Kembali pada Kurtilas, kenapa banyak daerah melalui oknum dinas pendidikan setempat memaksa sekolah-sekolah untuk kembali melanjutkan kurtilas walau sebenarnya sekolah mengakui belum siap? Sekali lagi, soal fee ini yang menjadi penyebabnya. Dari penjelasan di atas, kita tahu kalau selama ini fee hasil penjualan buku dikelola oleh sekolah, dengan berlakunya Kurtilas, semua proses pembelian buku paket kurtilas dari jenjang dasar hingga menengah, semuanya langsung dikendalikan oleh dinas pendidikan setempat.

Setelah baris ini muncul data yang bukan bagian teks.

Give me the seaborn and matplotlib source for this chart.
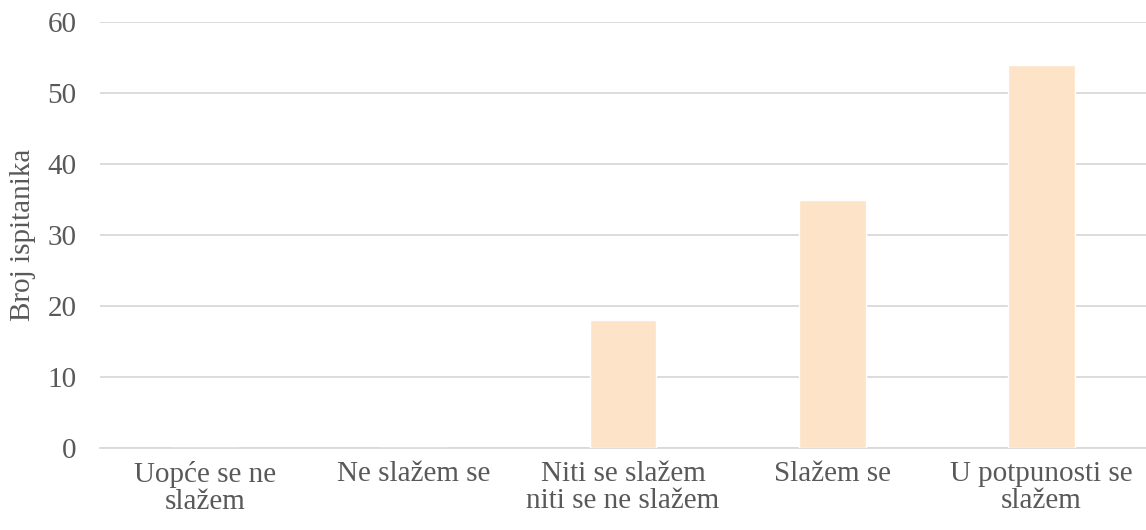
import matplotlib
matplotlib.use("Agg")
import matplotlib.pyplot as plt
import seaborn as sns
import pandas as pd

categories = ["Uopće se ne\nslažem", "Ne slažem se", "Niti se slažem\nniti se ne slažem",
              "Slažem se", "U potpunosti se\nslažem"]
counts = [0, 0, 18, 35, 54]
y_ticks = [0, 10, 20, 30, 40, 50, 60]

sns.set_style("white")
plt.rcParams["font.family"] = "serif"
plt.rcParams["font.serif"] = ["Liberation Serif", "DejaVu Serif"]

df = pd.DataFrame({"kategorija": categories, "broj": counts})

fig = plt.figure(figsize=(11.46, 5.30), dpi=100)
ax = fig.add_axes([0.0873, 0.1547, 0.9127, 0.8038])

sns.barplot(data=df, x="kategorija", y="broj", color="#FDE3C8", saturation=1,
            width=0.32, ax=ax, zorder=3)

text_col = "#595959"
ax.set_ylim(0, 60)
ax.set_yticks(y_ticks)
ax.yaxis.grid(True, color="#D9D9D9", linewidth=1.3, zorder=0)
ax.set_axisbelow(True)
for s in ["top", "right", "left"]:
    ax.spines[s].set_visible(False)
ax.spines["bottom"].set_color("#D9D9D9")
ax.spines["bottom"].set_linewidth(1.3)
ax.tick_params(axis="both", length=0, labelsize=21, colors=text_col)
ax.tick_params(axis="x", pad=9)
ax.tick_params(axis="y", pad=17)
for lbl in ax.get_xticklabels():
    lbl.set_linespacing(1.05)
ax.set_xlabel("")
ax.set_ylabel("Broj ispitanika", fontsize=21, color=text_col, labelpad=8)

fig.savefig("out.png", dpi=100)
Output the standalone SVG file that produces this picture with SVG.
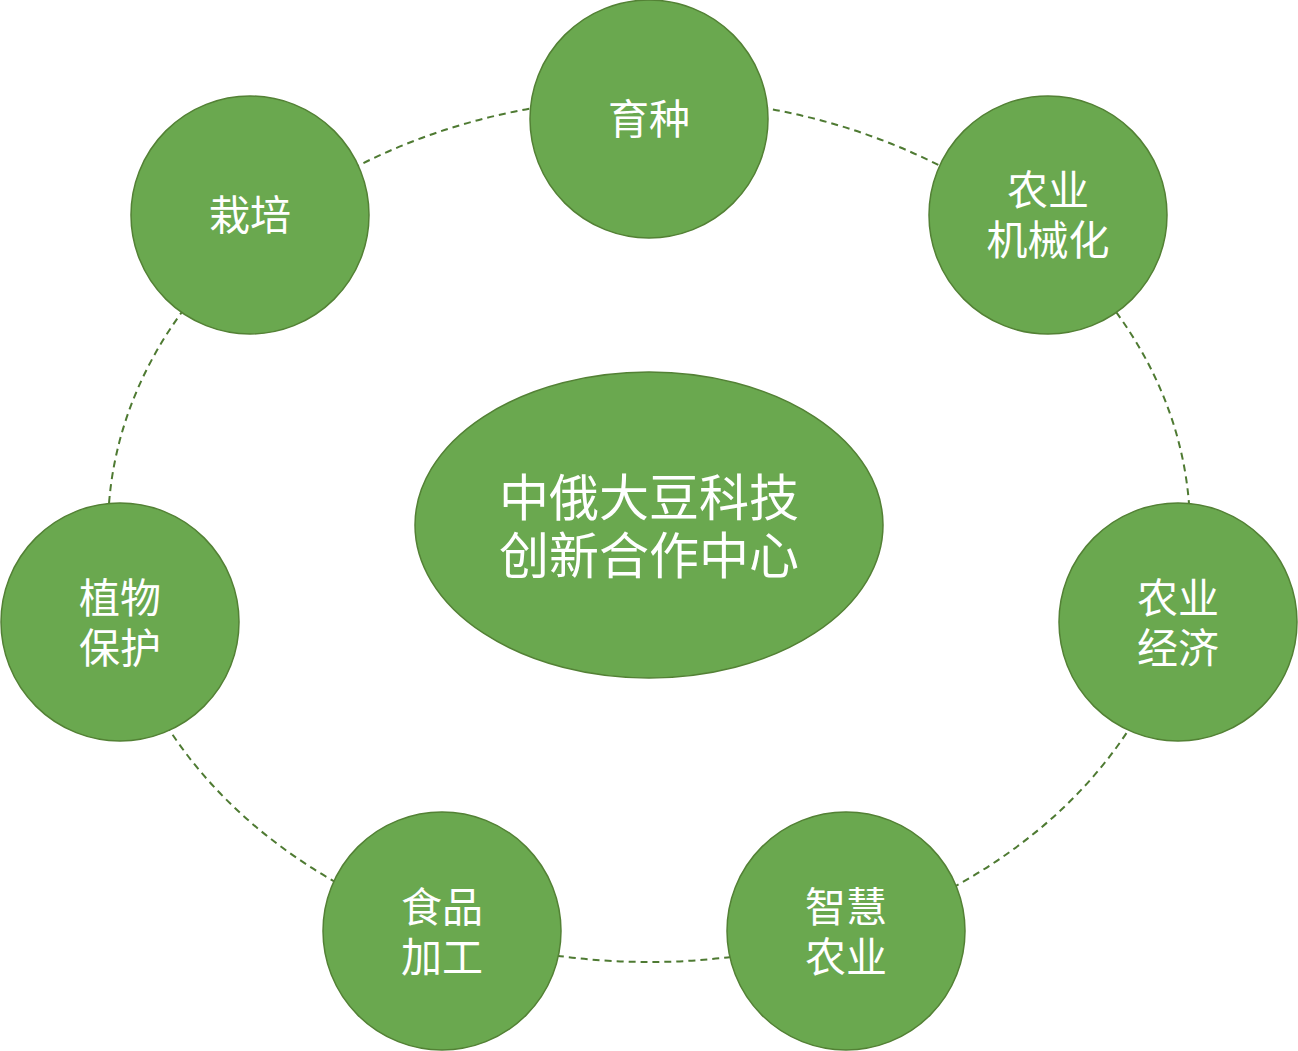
<svg xmlns="http://www.w3.org/2000/svg" width="1298" height="1051" viewBox="0 0 1298 1051">
<style>
.n{fill:#6aa84f;stroke:#538135;stroke-width:1.5}
.t{fill:#ffffff;font-family:"Noto Sans CJK SC","Noto Sans",sans-serif;font-size:41px;text-anchor:middle;dominant-baseline:central}
.c{font-size:50px}
</style>
<rect width="1298" height="1051" fill="#ffffff"/>
<g id="connectors">
<ellipse cx="649" cy="530" rx="541" ry="432" fill="none" stroke="#4e7a32" stroke-width="2" stroke-dasharray="7,5"/>
</g>
<g id="center">
<ellipse class="n" cx="649" cy="525" rx="234" ry="153"/>
<text class="t c"><tspan x="649" y="494">中俄大豆科技</tspan><tspan x="649" y="552">创新合作中心</tspan></text>
</g>
<g id="yuzhong">
<circle class="n" cx="649" cy="119" r="119"/>
<text class="t" x="649" y="116">育种</text>
</g>
<g id="jixiehua">
<circle class="n" cx="1048" cy="215" r="119"/>
<text class="t"><tspan x="1048" y="187">农业</tspan><tspan x="1048" y="237">机械化</tspan></text>
</g>
<g id="jingji">
<circle class="n" cx="1178" cy="622" r="119"/>
<text class="t"><tspan x="1178" y="595">农业</tspan><tspan x="1178" y="645">经济</tspan></text>
</g>
<g id="zhihui">
<circle class="n" cx="846" cy="931" r="119"/>
<text class="t"><tspan x="846" y="904">智慧</tspan><tspan x="846" y="954">农业</tspan></text>
</g>
<g id="shipin">
<circle class="n" cx="442" cy="931" r="119"/>
<text class="t"><tspan x="442" y="904">食品</tspan><tspan x="442" y="954">加工</tspan></text>
</g>
<g id="zhibao">
<circle class="n" cx="120" cy="622" r="119"/>
<text class="t"><tspan x="120" y="595">植物</tspan><tspan x="120" y="645">保护</tspan></text>
</g>
<g id="zaipei">
<circle class="n" cx="250" cy="215" r="119"/>
<text class="t" x="250" y="212">栽培</text>
</g>
</svg>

Bayangkan, semua fee yang selama ini didapat sekolah “menumpuk” di dinas. Bukan fee satu sekolah, tapi fee semua sekolah dari jenjang dasar hingga menengah. Luar biasa besar besar penghasilan yang didapat oknum dinas pendidikan tersebut dari hasil memaksa sekolah kembali melanjutkan Kurtilas.
Memang tak semua oknum dinas pendidikan bermain soal buku paket ini, namun kemungkinan besar arahnya memang ke sana. Tinggal pembuktian saja di wilayah masing-masing. Satu, apakah keputusan kembali menggunakan Kurtilas tadi murni keinginan sekolah? Dua, apakah benar pembelian buku paket Kurtilas dikelola melalui dinas pendidikan setempat? Jika pertanyaan satu jawabannya bukan keinginan sekolah, maka jawaban kedua adalah benarlah “pemaksaan” itu faktor fee yang hilang.
Yang perlu dilakukan sekarang hanyalah keberanian dari sekolah untuk memprotes kebijakan yang tidak bersahabat tadi. Kebijakan yang diambil lewat paksaan tidak akan menghasilkan kebikan. Jika sekolah tak punya keberanian dengan berbagai alasan, pemerhati pendidikan setempat, jurnalis lokal, LSM peduli pendidikan, termasuk wali murid harus berani menyuarakan penolakan ini dengan santun. Sampaikan semua keluhan tersebut pada pejabat yang setingkat diatasnya. Atau lapor pada anggota legislatif yang menangani masalah pendidikan. Jika semuanya bungkam, maka kehancuran dunia pendidikan berada diambang mata.
Untuk daerah saya, Alhamdulillah, telah terbit surat dari dinas pendidikan agar sekolah kembali menggunakan kurikulum sebelumnya. Selain menyadari kurtilas belum cocok diterapkan sebelum dievaluasi total, mereka tak ingin dituding “makar” terhadap keputusan yang sudah diambil atasan tertinggi mereka, yakni Menteri Kebudayaan, Pendidikan Dasar dan Menengah.